A factory makes 3 different chairs Chair A requires 5 hours

A factory makes 3 different chairs. Chair A requires 5 hours to construct, at a cost of $20 per desk to the company. Chair B requires 5 hours to construct, at $30 per desk. Chair C requires 10 hours to construct, at $40 per desk. There is a total of 500 hours per week for construction, and weekly budget of $1500 to cover production cost. How many chairs of each type can the factory produce each week if it is to use all the weekly budget and labour hours available?

Solution

Let the company construct, per week, x number of chair A, y number of chair B and z number of chair C.Now, if the company is to use all the weekly budget and labour hours available, then 5x+5y + 10z = 500 or, x+y +2z = 100…(1). Also, 20x+30y+40z = 1500 or, 2x +3y+4z = 150…(2).
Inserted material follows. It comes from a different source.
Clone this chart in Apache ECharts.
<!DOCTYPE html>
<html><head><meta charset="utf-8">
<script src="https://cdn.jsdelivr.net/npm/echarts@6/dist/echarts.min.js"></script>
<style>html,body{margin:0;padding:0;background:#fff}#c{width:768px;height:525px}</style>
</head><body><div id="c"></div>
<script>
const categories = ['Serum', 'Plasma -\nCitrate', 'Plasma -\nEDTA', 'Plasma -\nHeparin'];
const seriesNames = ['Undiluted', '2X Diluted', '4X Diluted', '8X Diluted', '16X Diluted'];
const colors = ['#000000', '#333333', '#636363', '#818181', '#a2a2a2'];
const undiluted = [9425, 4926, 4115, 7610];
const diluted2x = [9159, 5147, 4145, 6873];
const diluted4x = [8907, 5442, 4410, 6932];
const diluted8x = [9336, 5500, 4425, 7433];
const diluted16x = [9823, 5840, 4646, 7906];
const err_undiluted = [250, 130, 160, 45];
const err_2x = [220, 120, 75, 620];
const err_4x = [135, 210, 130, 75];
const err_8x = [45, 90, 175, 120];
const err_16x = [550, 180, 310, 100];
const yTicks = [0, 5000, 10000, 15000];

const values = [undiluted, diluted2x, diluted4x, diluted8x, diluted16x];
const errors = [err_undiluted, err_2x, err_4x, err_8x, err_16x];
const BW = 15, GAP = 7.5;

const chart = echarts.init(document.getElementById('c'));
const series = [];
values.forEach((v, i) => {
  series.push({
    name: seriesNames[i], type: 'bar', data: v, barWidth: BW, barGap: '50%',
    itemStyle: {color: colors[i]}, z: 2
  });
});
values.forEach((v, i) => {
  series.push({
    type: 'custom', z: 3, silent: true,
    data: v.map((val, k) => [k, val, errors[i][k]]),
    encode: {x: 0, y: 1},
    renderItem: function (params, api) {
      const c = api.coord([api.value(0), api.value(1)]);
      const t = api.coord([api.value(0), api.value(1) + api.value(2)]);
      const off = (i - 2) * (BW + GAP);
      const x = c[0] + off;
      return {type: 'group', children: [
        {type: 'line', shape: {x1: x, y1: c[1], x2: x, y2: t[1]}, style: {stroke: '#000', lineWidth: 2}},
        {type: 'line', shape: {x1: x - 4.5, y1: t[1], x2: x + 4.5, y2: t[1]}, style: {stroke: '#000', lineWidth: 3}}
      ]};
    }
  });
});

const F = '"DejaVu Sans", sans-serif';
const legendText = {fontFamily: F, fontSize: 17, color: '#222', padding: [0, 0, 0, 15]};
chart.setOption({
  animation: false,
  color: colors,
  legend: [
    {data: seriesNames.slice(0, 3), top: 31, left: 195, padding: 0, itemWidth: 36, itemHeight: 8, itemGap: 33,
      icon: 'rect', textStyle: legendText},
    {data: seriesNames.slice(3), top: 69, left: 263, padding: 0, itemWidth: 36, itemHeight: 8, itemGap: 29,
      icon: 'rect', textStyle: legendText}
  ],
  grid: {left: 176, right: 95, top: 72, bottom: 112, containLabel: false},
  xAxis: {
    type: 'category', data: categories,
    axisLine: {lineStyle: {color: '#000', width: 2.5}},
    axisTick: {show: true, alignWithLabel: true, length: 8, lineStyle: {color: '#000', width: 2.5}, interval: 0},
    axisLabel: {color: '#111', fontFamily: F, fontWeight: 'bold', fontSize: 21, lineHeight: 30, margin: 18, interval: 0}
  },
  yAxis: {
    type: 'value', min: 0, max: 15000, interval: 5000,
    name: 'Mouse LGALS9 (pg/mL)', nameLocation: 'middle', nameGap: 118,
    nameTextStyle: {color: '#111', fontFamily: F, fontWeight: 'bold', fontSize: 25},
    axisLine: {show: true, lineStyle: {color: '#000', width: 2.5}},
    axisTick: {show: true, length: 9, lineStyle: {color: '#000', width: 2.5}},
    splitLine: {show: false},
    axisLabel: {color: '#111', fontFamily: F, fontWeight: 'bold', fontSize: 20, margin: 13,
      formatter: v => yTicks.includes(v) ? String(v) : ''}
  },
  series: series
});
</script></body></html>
On multiplying the 1^st equation by 2 and then subtracting the result from the 2^nd equation ( to eliminate z and x), we get (2x+3y+4z)-(2x+2y+4z) = 150-200 or, y = -50. Apparently , the given data is erroneous as y cannot be negative.

Note:

After correcting the data, we can obtain 2 equations in x and z by substituting the correct value of y. Then x and z can be determined.